■ INSTRUCTIONS TO FOLLOW
Write out each line beneath this one exactly as it reads.

■ DATA SECTION
● ● ● ● ●

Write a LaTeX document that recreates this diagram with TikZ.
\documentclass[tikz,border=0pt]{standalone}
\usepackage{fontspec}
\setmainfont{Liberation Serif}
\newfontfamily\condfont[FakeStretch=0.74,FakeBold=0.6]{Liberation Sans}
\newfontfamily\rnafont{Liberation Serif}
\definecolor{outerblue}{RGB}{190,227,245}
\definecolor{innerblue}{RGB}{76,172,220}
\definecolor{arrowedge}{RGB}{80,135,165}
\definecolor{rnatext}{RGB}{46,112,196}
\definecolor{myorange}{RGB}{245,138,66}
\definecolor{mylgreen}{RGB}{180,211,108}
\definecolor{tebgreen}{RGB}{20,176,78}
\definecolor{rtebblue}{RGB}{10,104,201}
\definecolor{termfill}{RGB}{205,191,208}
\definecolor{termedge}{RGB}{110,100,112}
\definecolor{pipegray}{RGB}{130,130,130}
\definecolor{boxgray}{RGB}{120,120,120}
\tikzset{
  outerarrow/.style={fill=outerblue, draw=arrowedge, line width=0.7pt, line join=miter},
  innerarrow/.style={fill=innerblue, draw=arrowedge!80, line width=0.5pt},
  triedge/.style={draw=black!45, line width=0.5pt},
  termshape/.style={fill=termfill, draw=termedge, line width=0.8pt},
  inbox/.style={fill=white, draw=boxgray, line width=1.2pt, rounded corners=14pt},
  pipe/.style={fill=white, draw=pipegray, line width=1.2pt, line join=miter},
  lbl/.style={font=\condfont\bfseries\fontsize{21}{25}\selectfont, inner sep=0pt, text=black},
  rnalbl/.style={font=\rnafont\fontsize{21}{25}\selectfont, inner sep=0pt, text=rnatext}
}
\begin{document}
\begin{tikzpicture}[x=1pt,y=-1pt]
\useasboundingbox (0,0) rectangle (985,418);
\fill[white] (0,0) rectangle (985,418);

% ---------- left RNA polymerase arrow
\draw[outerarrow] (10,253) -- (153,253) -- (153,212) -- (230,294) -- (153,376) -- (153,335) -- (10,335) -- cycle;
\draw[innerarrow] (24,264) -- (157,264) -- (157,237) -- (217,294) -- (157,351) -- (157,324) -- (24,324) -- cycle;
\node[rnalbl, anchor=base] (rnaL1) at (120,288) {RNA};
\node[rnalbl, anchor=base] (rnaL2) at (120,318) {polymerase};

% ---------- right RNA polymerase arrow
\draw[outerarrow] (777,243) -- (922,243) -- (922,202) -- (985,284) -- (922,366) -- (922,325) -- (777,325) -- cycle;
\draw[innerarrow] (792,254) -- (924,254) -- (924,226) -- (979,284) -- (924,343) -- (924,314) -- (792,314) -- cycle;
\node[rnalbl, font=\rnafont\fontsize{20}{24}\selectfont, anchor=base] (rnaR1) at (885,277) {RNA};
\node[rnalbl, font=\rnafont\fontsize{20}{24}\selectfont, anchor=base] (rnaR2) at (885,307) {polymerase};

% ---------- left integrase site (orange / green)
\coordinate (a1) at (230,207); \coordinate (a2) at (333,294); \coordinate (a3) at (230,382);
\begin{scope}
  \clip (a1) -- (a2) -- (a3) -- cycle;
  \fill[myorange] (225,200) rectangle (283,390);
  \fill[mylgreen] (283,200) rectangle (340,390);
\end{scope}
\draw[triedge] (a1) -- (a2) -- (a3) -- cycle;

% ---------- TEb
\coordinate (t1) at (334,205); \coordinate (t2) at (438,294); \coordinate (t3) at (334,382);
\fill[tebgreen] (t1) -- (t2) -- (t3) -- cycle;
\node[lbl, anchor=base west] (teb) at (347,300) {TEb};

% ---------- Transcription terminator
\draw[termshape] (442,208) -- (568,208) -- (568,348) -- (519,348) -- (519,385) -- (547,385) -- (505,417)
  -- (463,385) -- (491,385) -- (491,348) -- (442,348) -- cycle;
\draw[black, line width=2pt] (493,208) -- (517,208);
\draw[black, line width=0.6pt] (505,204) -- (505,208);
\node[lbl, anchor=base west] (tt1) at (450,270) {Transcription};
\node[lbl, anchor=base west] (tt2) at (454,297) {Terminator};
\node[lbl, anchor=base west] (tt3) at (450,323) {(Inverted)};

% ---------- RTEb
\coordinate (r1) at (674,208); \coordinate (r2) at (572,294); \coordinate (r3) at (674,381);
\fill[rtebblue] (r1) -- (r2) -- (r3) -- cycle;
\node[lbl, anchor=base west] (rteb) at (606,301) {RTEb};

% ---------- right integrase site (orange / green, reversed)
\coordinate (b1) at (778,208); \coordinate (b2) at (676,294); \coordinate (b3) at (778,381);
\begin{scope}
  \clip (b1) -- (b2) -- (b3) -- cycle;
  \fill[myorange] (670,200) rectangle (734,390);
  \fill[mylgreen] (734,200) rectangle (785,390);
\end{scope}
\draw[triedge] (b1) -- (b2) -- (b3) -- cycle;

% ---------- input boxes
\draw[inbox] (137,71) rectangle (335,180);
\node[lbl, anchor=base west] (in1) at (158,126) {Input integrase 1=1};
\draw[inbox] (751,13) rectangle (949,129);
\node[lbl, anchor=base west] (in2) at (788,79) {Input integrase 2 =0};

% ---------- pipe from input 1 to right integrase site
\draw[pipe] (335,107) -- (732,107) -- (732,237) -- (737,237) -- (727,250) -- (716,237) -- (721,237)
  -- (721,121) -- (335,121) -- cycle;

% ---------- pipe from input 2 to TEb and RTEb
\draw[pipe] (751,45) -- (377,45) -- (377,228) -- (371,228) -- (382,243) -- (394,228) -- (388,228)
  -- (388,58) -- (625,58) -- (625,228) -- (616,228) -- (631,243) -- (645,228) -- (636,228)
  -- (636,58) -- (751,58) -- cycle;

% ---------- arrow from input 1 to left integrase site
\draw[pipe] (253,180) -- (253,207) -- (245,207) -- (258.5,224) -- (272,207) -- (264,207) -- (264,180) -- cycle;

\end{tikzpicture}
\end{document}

● ● ● ● ●

■ THE OUTPUT
Write a LaTeX document that recreates this diagram with TikZ.
\documentclass[tikz,border=0pt]{standalone}
\usepackage{fontspec}
\setmainfont{Liberation Serif}
\newfontfamily\condfont[FakeStretch=0.74,FakeBold=0.6]{Liberation Sans}
\newfontfamily\rnafont{Liberation Serif}
\definecolor{outerblue}{RGB}{190,227,245}
\definecolor{innerblue}{RGB}{76,172,220}
\definecolor{arrowedge}{RGB}{80,135,165}
\definecolor{rnatext}{RGB}{46,112,196}
\definecolor{myorange}{RGB}{245,138,66}
\definecolor{mylgreen}{RGB}{180,211,108}
\definecolor{tebgreen}{RGB}{20,176,78}
\definecolor{rtebblue}{RGB}{10,104,201}
\definecolor{termfill}{RGB}{205,191,208}
\definecolor{termedge}{RGB}{110,100,112}
\definecolor{pipegray}{RGB}{130,130,130}
\definecolor{boxgray}{RGB}{120,120,120}
\tikzset{
  outerarrow/.style={fill=outerblue, draw=arrowedge, line width=0.7pt, line join=miter},
  innerarrow/.style={fill=innerblue, draw=arrowedge!80, line width=0.5pt},
  triedge/.style={draw=black!45, line width=0.5pt},
  termshape/.style={fill=termfill, draw=termedge, line width=0.8pt},
  inbox/.style={fill=white, draw=boxgray, line width=1.2pt, rounded corners=14pt},
  pipe/.style={fill=white, draw=pipegray, line width=1.2pt, line join=miter},
  lbl/.style={font=\condfont\bfseries\fontsize{21}{25}\selectfont, inner sep=0pt, text=black},
  rnalbl/.style={font=\rnafont\fontsize{21}{25}\selectfont, inner sep=0pt, text=rnatext}
}
\begin{document}
\begin{tikzpicture}[x=1pt,y=-1pt]
\useasboundingbox (0,0) rectangle (985,418);
\fill[white] (0,0) rectangle (985,418);

% ---------- left RNA polymerase arrow
\draw[outerarrow] (10,253) -- (153,253) -- (153,212) -- (230,294) -- (153,376) -- (153,335) -- (10,335) -- cycle;
\draw[innerarrow] (24,264) -- (157,264) -- (157,237) -- (217,294) -- (157,351) -- (157,324) -- (24,324) -- cycle;
\node[rnalbl, anchor=base] (rnaL1) at (120,288) {RNA};
\node[rnalbl, anchor=base] (rnaL2) at (120,318) {polymerase};

% ---------- right RNA polymerase arrow
\draw[outerarrow] (777,243) -- (922,243) -- (922,202) -- (985,284) -- (922,366) -- (922,325) -- (777,325) -- cycle;
\draw[innerarrow] (792,254) -- (924,254) -- (924,226) -- (979,284) -- (924,343) -- (924,314) -- (792,314) -- cycle;
\node[rnalbl, font=\rnafont\fontsize{20}{24}\selectfont, anchor=base] (rnaR1) at (885,277) {RNA};
\node[rnalbl, font=\rnafont\fontsize{20}{24}\selectfont, anchor=base] (rnaR2) at (885,307) {polymerase};

% ---------- left integrase site (orange / green)
\coordinate (a1) at (230,207); \coordinate (a2) at (333,294); \coordinate (a3) at (230,382);
\begin{scope}
  \clip (a1) -- (a2) -- (a3) -- cycle;
  \fill[myorange] (225,200) rectangle (283,390);
  \fill[mylgreen] (283,200) rectangle (340,390);
\end{scope}
\draw[triedge] (a1) -- (a2) -- (a3) -- cycle;

% ---------- TEb
\coordinate (t1) at (334,205); \coordinate (t2) at (438,294); \coordinate (t3) at (334,382);
\fill[tebgreen] (t1) -- (t2) -- (t3) -- cycle;
\node[lbl, anchor=base west] (teb) at (347,300) {TEb};

% ---------- Transcription terminator
\draw[termshape] (442,208) -- (568,208) -- (568,348) -- (519,348) -- (519,385) -- (547,385) -- (505,417)
  -- (463,385) -- (491,385) -- (491,348) -- (442,348) -- cycle;
\draw[black, line width=2pt] (493,208) -- (517,208);
\draw[black, line width=0.6pt] (505,204) -- (505,208);
\node[lbl, anchor=base west] (tt1) at (450,270) {Transcription};
\node[lbl, anchor=base west] (tt2) at (454,297) {Terminator};
\node[lbl, anchor=base west] (tt3) at (450,323) {(Inverted)};

% ---------- RTEb
\coordinate (r1) at (674,208); \coordinate (r2) at (572,294); \coordinate (r3) at (674,381);
\fill[rtebblue] (r1) -- (r2) -- (r3) -- cycle;
\node[lbl, anchor=base west] (rteb) at (606,301) {RTEb};

% ---------- right integrase site (orange / green, reversed)
\coordinate (b1) at (778,208); \coordinate (b2) at (676,294); \coordinate (b3) at (778,381);
\begin{scope}
  \clip (b1) -- (b2) -- (b3) -- cycle;
  \fill[myorange] (670,200) rectangle (734,390);
  \fill[mylgreen] (734,200) rectangle (785,390);
\end{scope}
\draw[triedge] (b1) -- (b2) -- (b3) -- cycle;

% ---------- input boxes
\draw[inbox] (137,71) rectangle (335,180);
\node[lbl, anchor=base west] (in1) at (158,126) {Input integrase 1=1};
\draw[inbox] (751,13) rectangle (949,129);
\node[lbl, anchor=base west] (in2) at (788,79) {Input integrase 2 =0};

% ---------- pipe from input 1 to right integrase site
\draw[pipe] (335,107) -- (732,107) -- (732,237) -- (737,237) -- (727,250) -- (716,237) -- (721,237)
  -- (721,121) -- (335,121) -- cycle;

% ---------- pipe from input 2 to TEb and RTEb
\draw[pipe] (751,45) -- (377,45) -- (377,228) -- (371,228) -- (382,243) -- (394,228) -- (388,228)
  -- (388,58) -- (625,58) -- (625,228) -- (616,228) -- (631,243) -- (645,228) -- (636,228)
  -- (636,58) -- (751,58) -- cycle;

% ---------- arrow from input 1 to left integrase site
\draw[pipe] (253,180) -- (253,207) -- (245,207) -- (258.5,224) -- (272,207) -- (264,207) -- (264,180) -- cycle;

\end{tikzpicture}
\end{document}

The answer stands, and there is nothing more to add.